For Aspiring Writers

From the Experts: Writer’s Tips #5

This one is a gem. Brilliant tips of figure of speech by How to Write a Damn Good Novel by James N. Frey

Don’t use the oldies but goodies:

  • blind as a bat/eats like a horse/dead as a doornail/a cold fish/cool as a cucumber/tight as a Scotsman/right as rain/flies off the handle/crying over spilt milk/a sea of faces.

Don’t use similes in a long string:

  • She was tall, like a telephone pole; and she was thin, like a reed; and her skin was soft, like velvet; her eyes,blue as the Pacific.

Don’t mix your metaphors:

  • He liked to bury his head in the sand and keep his light hidden under a bushel.

Make sure you use allusions your reader will understand:

  • He smelled like SO2. (The reader might not know that this is the chemical symbol for sulfur dioxide, which smells like rotten eggs.)

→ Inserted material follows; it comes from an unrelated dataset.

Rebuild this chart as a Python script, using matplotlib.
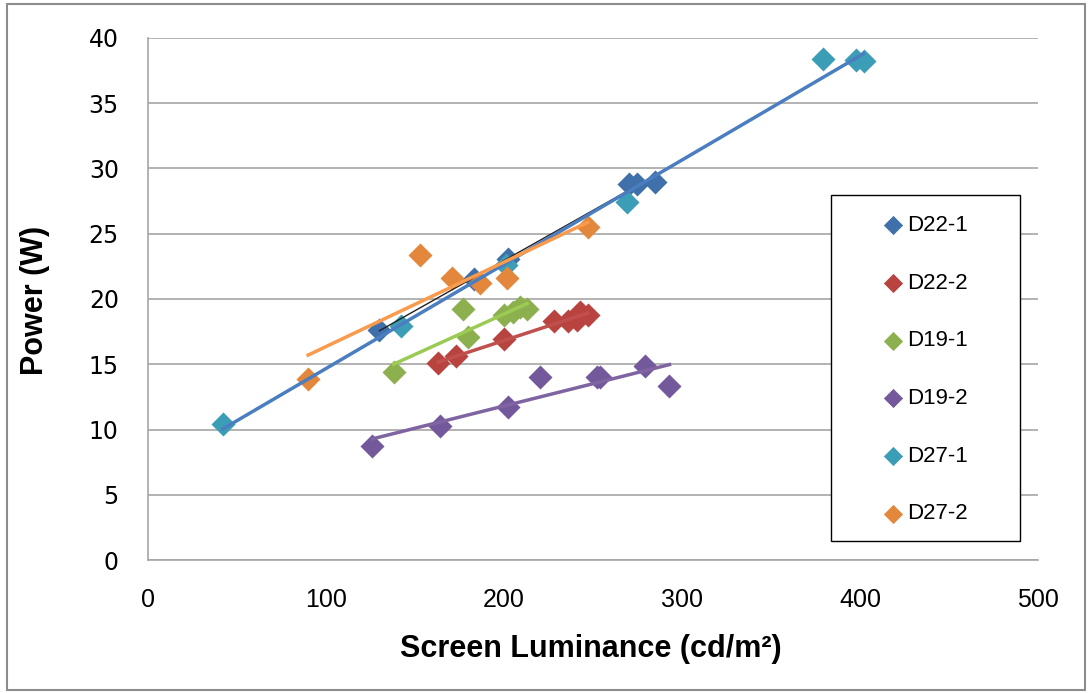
import matplotlib.pyplot as plt
import numpy as np
from matplotlib.patches import Rectangle

# readings: screen luminance (cd/m2) vs power (W)
d22_1_x = [130, 183, 202, 270, 275, 285]
d22_1_y = [17.6, 21.5, 23.1, 28.8, 28.8, 29.0]
d22_2_x = [163, 173, 200, 228, 236, 241, 243, 247]
d22_2_y = [15.1, 15.6, 16.9, 18.3, 18.3, 18.4, 19.0, 18.8]
d19_1_x = [138, 177, 180, 200, 205, 209, 213]
d19_1_y = [14.4, 19.2, 17.1, 18.8, 19.0, 19.4, 19.2]
d19_2_x = [126, 164, 202, 220, 252, 254, 279, 293]
d19_2_y = [8.7, 10.3, 11.7, 14.0, 14.0, 14.0, 14.9, 13.3]
d27_1_x = [42, 142, 201, 269, 379, 398, 402]
d27_1_y = [10.4, 17.9, 22.6, 27.4, 38.4, 38.3, 38.2]
d27_2_x = [90, 153, 171, 186.5, 201.7, 247]
d27_2_y = [13.9, 23.4, 21.6, 21.2, 21.6, 25.5]

names = ["D22-1", "D22-2", "D19-1", "D19-2", "D27-1", "D27-2"]
xs = [d22_1_x, d22_2_x, d19_1_x, d19_2_x, d27_1_x, d27_2_x]
ys = [d22_1_y, d22_2_y, d19_1_y, d19_2_y, d27_1_y, d27_2_y]
marker_cols = ["#4070AA", "#B9433F", "#8DB04F", "#73599B", "#3C9DB6", "#E2873B"]
# trendline colours (as in the original workbook)
line_cols = ["#222222", "#C0504D", "#9BCB55", "#8064A2", "#4A7EC0", "#F99A4C"]
line_w = [1.0, 2.5, 2.5, 2.5, 2.5, 2.5]

plt.rcParams['font.family'] = ['Liberation Sans', 'DejaVu Sans']

fig = plt.figure(figsize=(10.92, 6.93), dpi=100)
ax = fig.add_axes([0.1355, 0.1919, 0.815, 0.7533])

for i in range(len(names)):
    x = np.array(xs[i], dtype=float)
    y = np.array(ys[i], dtype=float)
    ax.scatter(x, y, marker='D', s=150, color=marker_cols[i], label=names[i],
               zorder=3, linewidths=0)

for i in range(len(names)):
    x = np.array(xs[i], dtype=float)
    y = np.array(ys[i], dtype=float)
    k, b = np.polyfit(x, y, 1)
    xx = np.array([x.min(), x.max()])
    z = 3.5 if i == 0 else 4
    ax.plot(xx, k * xx + b, color=line_cols[i], lw=line_w[i], zorder=z)

ax.set_xlim(0, 500)
ax.set_ylim(0, 40)
ax.set_xticks(range(0, 501, 100))
ax.set_yticks(range(0, 41, 5))
ax.yaxis.grid(True, color='#A6A6A6', lw=1.2)
ax.set_axisbelow(True)
ax.tick_params(length=0)
ax.tick_params(axis='y', labelsize=17, pad=21)
ax.tick_params(axis='x', labelsize=18, pad=20)
for lbl in ax.get_yticklabels():
    lbl.set_family('DejaVu Sans')
for s in ['top', 'right']:
    ax.spines[s].set_visible(False)
for s in ['left', 'bottom']:
    ax.spines[s].set_color('#A6A6A6')
    ax.spines[s].set_linewidth(1.2)

ax.set_xlabel("Screen Luminance (cd/m²)", fontsize=22, fontweight='bold')
ax.xaxis.set_label_coords(0.498, -0.142)
ax.set_ylabel("Power (W)", fontsize=22, fontweight='bold')
ax.yaxis.set_label_coords(-0.11, 0.498)

# legend box drawn separately, entries placed inside it
ax.add_patch(Rectangle((0.767, 0.036), 0.213, 0.663, transform=ax.transAxes,
                       facecolor='white', edgecolor='black', lw=1.0, zorder=6))
leg = ax.legend(loc='upper left', bbox_to_anchor=(0.8157, 0.682), frameon=False,
                fontsize=16, labelspacing=1.65, borderpad=0.5, handletextpad=0.3,
                handlelength=0.7, markerscale=0.8, borderaxespad=0)
leg.set_zorder(7)

fig.patches.append(Rectangle((0.0065, 0.004), 0.987, 0.99, transform=fig.transFigure,
                             fill=False, edgecolor='#8C8C8C', lw=1.5))

fig.savefig("out.png", dpi=100)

Don’t stretch your comparison:

  • His hands were gnarled like the roots of a stump, blackened by years in the earth, rough as if half-eaten by termites, yet hard and solid as good roots should be . . .

Be careful when you make a comparison that it does not resonate wrongly:

  • The evening was pleasant and warm, the sky speckled like the cheeks of a smallpox victim.

When describing something revolting, the comparison may also resonate wrongly:

  • He looked into the sewer, holding his nose against the stench, the green bubbles bursting through like Christmas tree ornaments.

Don’t make your comparisons too confusing to visualize:

  • The lines in her face were like a road map laid over the floor plan of the Pentagon.

Resist the extravagant:

  • Her eyes were like Indian sapphires, set among South African diamonds by the craftsmen of Tangier.